Na Divina Comédia de Dante Alighieri, chega-se ao Inferno através de Nove Círculos, Três Vales, Dez Fossos e Quatro Esferas. Flávio Paixão não precisou de andar tanto para lá chegar. Em cinco horas e meia [duas de avião, três e meia de autocarro], o avançado português deixou o paraíso, passou pelo purgatório e alcançou à cidade de Yasuj. O seu Inferno privado.

Jogo a contar para a Taça do Irão. Flávio, avançado do Traktor, chega ao estádio do Shahrdari Yasuj. O choque é imediato, hediondo. «A nossa comitiva foi logo agredida. Mal chegámos ao estádio deles. Fugimos para o balneário, muito pequeno, e aguentámos até ao início do jogo. Qualquer pessoa podia entrar lá porque a polícia não fazia nada», conta ao Maisfutebol.

Um golo aplaudido por 60 mil (vídeo)

Começa o jogo. Pedras espalhadas pelo relvado, um árbitro pactuante com o caos, ofensas verbais e corporais durante intermináveis 120 minutos. Flávio Paixão foi das principais vítimas. «Levei com uma pedra em cheio na perna. Nunca vivi nada assim e não voltarei a viver, de certeza. Foi o terror absoluto, vi o inferno.»

O desabafo é contínuo. Compreensível. «Fomos atingidos com paus, maçãs, garrafas, telemóveis¿ Era impossível jogar perto das linhas, por exemplo. O campo era pequenino, as bancadas estavam a abarrotar e ficavam mesmo em cima do relvado. Se ganhássemos não sei o que aconteceria.»

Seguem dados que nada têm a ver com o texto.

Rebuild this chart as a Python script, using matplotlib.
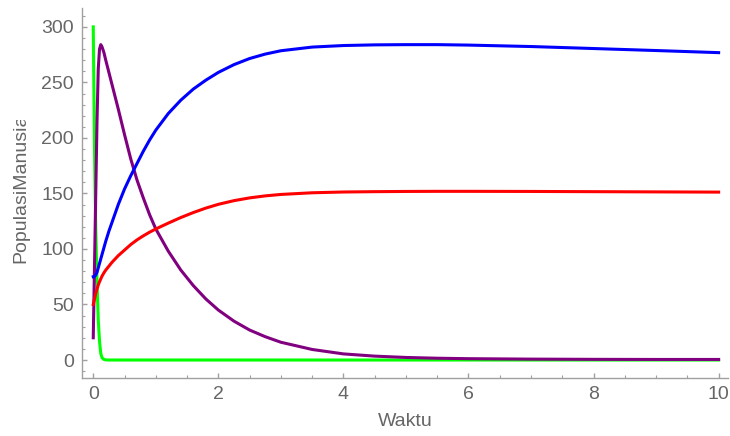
import numpy as np
import matplotlib
matplotlib.use("Agg")
from matplotlib import pyplot as plt
from matplotlib.ticker import MultipleLocator
from matplotlib.transforms import Bbox

# waktu (time) samples, dense near the start
waktu = [0, 0.02, 0.04, 0.06, 0.08, 0.1, 0.12, 0.14, 0.17, 0.2, 0.25, 0.3, 0.4, 0.5,
         0.6, 0.7, 0.8, 0.9, 1.0, 1.2, 1.4, 1.6, 1.8, 2.0, 2.25, 2.5, 2.75, 3.0,
         3.5, 4.0, 4.5, 5.0, 5.5, 6, 7, 8, 9, 10]

hijau = [300, 190, 118, 70, 36, 17, 6, 2, 0.5, 0.1, 0, 0, 0, 0,
         0, 0, 0, 0, 0, 0, 0, 0, 0, 0, 0, 0, 0, 0,
         0, 0, 0, 0, 0, 0, 0, 0, 0, 0]

ungu = [20, 85, 150, 215, 262, 280, 284, 282, 277, 270, 259, 248, 226, 203,
        181, 162, 146, 131, 118, 98, 81, 67, 55, 45, 35, 27, 21, 16,
        9.5, 5.5, 3.5, 2.3, 1.6, 1.2, 0.8, 0.6, 0.5, 0.5]

biru = [75, 75.3, 76.5, 79, 83, 87, 91, 95, 101, 107, 116, 124, 140, 154,
        166, 177, 188, 198, 207, 222, 234, 244, 252, 259, 266, 271.5, 275.5, 278.5,
        281.8, 283.2, 283.8, 284, 284, 283.6, 282.3, 280.5, 278.7, 276.8]

merah = [50, 55, 60, 64, 67.5, 70.5, 73, 75.5, 78.5, 81, 84.5, 88, 94, 99,
         104, 108.2, 111.8, 115.1, 118, 123.3, 128.3, 132.8, 136.8, 140.2, 143.5, 146, 147.8, 149.1,
         150.6, 151.3, 151.6, 151.8, 151.9, 151.9, 151.8, 151.6, 151.4, 151.2]

plt.rcParams['font.family'] = ['Liberation Sans', 'DejaVu Sans']

fig = plt.figure(figsize=(7.3, 4.36), dpi=100)
ax = fig.add_axes([82/730, 1 - 378/436, (728 - 82)/730, (378 - 8)/436])

lw = 2.2
ax.plot(waktu, hijau, color='#00ff00', lw=lw)
ax.plot(waktu, ungu, color='#800080', lw=lw)
ax.plot(waktu, biru, color='#0000ff', lw=lw)
ax.plot(waktu, merah, color='#ff0000', lw=lw)

ax.set_xlim(-0.18, 10.15)
ax.set_ylim(-16.2, 317)

for s in ['top', 'right']:
    ax.spines[s].set_visible(False)
for s in ['left', 'bottom']:
    ax.spines[s].set_color('#a0a0a0')
    ax.spines[s].set_linewidth(1.0)

ax.xaxis.set_major_locator(MultipleLocator(2))
ax.xaxis.set_minor_locator(MultipleLocator(0.5))
ax.yaxis.set_major_locator(MultipleLocator(50))
ax.yaxis.set_minor_locator(MultipleLocator(10))
ax.tick_params(which='both', direction='in', color='#a0a0a0', labelcolor='#666666',
               labelsize=14)
ax.tick_params(which='major', length=3.5, width=1.0)
ax.tick_params(which='minor', length=2, width=0.8)
ax.tick_params(axis='y', pad=6)
ax.tick_params(axis='x', pad=6)

ax.set_xlabel('Waktu', color='#666666', fontsize=14, labelpad=7)

# y label is cut off at the top in the original
ylab = fig.text(21/730, 1 - 263/436, 'PopulasiManusia', rotation=90, color='#666666',
                fontsize=14, ha='center', va='bottom')
ylab.set_clip_box(Bbox.from_extents(0, 0, 730, 436 - 120))
ylab.set_clip_on(True)

fig.savefig('out.png', dpi=100)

O Traktor, de Flávio Paixão, perde no desempate por grandes penalidades. O português fez um golo e celebrou num silêncio imposto. «Avisaram-me logo para não festejar. Tive medo, o cenário era assustador.»

43 graus e nem uma gota de água

E a polícia? O que fez a polícia para evitar a tragédia anunciada e, por sorte, não consumada? «Nada, ou quase nada. Os dirigentes do meu clube queixaram-se, procuraram ajuda e os agentes diziam que estavam limitados. Estavam cheios de medo daquela gente toda descontrolada», lamenta, ainda mal refeito do susto.

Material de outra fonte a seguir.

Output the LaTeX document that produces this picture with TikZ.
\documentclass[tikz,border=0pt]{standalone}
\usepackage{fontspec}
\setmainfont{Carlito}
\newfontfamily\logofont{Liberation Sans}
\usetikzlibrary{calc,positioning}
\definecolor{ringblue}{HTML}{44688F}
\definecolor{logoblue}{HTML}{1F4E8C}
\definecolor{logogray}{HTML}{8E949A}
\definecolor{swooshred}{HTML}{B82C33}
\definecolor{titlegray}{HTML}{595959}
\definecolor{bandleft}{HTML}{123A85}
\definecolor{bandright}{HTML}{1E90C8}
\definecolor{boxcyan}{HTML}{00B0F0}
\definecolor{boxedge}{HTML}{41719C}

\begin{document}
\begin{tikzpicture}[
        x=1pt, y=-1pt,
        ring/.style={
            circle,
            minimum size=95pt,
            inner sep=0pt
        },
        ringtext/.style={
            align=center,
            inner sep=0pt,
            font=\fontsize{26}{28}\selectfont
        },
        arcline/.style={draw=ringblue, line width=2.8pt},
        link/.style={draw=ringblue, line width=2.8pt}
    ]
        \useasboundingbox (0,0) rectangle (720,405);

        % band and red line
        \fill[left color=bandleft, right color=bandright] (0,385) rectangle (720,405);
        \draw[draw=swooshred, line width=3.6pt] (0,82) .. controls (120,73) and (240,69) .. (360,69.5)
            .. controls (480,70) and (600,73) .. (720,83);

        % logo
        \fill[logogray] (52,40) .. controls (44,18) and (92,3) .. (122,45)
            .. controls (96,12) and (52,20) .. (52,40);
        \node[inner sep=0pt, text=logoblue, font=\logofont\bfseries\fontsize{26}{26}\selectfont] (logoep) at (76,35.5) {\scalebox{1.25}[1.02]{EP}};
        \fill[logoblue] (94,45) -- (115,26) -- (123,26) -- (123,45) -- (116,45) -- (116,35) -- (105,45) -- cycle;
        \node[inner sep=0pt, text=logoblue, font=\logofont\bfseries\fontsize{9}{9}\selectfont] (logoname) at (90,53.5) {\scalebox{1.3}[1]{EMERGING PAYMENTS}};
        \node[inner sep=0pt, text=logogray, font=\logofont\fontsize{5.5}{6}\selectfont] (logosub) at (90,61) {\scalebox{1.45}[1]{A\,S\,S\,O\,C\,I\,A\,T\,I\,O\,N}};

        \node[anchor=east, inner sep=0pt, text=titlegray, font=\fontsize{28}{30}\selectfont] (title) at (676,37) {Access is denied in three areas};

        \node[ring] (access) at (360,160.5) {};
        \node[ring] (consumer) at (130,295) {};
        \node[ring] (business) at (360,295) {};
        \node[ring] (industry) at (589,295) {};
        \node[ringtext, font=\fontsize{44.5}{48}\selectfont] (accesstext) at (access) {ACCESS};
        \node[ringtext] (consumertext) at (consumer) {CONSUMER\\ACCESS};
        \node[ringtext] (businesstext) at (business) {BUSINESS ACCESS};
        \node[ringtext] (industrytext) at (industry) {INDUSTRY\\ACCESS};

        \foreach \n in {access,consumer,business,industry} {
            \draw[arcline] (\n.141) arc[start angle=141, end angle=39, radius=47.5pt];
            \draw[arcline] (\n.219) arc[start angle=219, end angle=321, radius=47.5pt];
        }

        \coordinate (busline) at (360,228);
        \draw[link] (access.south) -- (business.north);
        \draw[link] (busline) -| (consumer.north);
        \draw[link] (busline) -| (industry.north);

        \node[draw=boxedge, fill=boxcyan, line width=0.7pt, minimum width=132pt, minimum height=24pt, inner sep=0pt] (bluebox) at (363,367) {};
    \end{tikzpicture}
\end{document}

O episódio, dantesco, não apaga a boa imagem criada por Flávio Paixão do Irão. «Até agora estava a ser excelente. É uma cultura radicalmente diferente, mas as pessoas são amáveis e respeitam-me. Já fiz quatro golos ao serviço do Traktor e tenho o apoio do Rodrigo, um colega brasileiro. Vou continuar por cá e tentar esquecer isto rapidamente.»

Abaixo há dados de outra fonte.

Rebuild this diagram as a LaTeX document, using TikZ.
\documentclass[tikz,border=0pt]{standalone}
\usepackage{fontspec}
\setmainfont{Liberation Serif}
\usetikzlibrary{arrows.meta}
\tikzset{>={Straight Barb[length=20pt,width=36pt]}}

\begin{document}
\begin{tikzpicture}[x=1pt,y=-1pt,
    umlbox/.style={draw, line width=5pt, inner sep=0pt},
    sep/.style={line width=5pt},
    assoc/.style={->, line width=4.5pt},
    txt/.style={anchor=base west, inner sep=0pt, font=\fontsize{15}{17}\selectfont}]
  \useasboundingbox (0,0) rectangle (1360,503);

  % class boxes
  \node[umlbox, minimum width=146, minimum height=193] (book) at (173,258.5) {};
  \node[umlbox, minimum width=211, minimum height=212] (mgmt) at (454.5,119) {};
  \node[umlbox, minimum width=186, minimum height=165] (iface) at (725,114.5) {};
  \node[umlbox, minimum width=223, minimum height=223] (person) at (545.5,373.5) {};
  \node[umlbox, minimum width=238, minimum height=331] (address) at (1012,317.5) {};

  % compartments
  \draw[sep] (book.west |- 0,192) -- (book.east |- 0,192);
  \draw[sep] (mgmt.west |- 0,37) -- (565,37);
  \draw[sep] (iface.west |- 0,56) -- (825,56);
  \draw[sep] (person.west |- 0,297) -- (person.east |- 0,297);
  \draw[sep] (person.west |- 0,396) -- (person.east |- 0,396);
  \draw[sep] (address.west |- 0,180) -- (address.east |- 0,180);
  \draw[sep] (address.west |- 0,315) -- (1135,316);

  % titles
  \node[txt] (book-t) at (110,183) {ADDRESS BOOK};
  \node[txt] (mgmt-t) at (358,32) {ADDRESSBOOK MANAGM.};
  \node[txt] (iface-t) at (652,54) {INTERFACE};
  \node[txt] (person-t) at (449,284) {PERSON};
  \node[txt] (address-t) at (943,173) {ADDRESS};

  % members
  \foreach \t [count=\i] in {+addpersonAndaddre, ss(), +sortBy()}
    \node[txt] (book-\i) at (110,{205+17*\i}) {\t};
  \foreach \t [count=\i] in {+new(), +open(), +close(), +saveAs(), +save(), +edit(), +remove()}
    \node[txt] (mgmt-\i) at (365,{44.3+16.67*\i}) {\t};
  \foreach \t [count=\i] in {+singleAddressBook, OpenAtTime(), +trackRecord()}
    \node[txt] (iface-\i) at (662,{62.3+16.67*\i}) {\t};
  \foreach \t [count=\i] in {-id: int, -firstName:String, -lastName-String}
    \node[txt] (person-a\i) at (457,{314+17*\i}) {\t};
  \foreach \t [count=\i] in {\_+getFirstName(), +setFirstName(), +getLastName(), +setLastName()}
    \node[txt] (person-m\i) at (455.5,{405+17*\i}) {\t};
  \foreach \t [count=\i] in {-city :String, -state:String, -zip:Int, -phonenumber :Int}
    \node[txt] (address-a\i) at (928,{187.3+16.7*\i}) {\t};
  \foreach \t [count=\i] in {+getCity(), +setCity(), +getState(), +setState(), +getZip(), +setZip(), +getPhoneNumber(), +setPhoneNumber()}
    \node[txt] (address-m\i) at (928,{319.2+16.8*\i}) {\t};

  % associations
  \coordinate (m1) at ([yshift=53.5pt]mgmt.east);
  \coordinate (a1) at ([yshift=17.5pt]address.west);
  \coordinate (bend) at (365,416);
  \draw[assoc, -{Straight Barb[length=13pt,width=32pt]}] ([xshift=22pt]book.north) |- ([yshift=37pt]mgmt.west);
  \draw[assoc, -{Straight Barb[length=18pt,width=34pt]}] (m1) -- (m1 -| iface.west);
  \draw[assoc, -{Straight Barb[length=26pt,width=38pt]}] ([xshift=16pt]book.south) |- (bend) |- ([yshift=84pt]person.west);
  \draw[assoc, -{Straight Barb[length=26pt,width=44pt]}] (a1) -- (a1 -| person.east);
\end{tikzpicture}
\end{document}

O relato, impressionante, deixa a família em alerta máximo. A felicidade só poderá ser reencontrada com golos e boas exibições. «Já falámos e eles sabem que estou bem. Agora só espero que o meu irmão Marco arranje clube e possa voltar ao activo.»

O Inferno fica para trás. Flávio acredita no paraíso persa.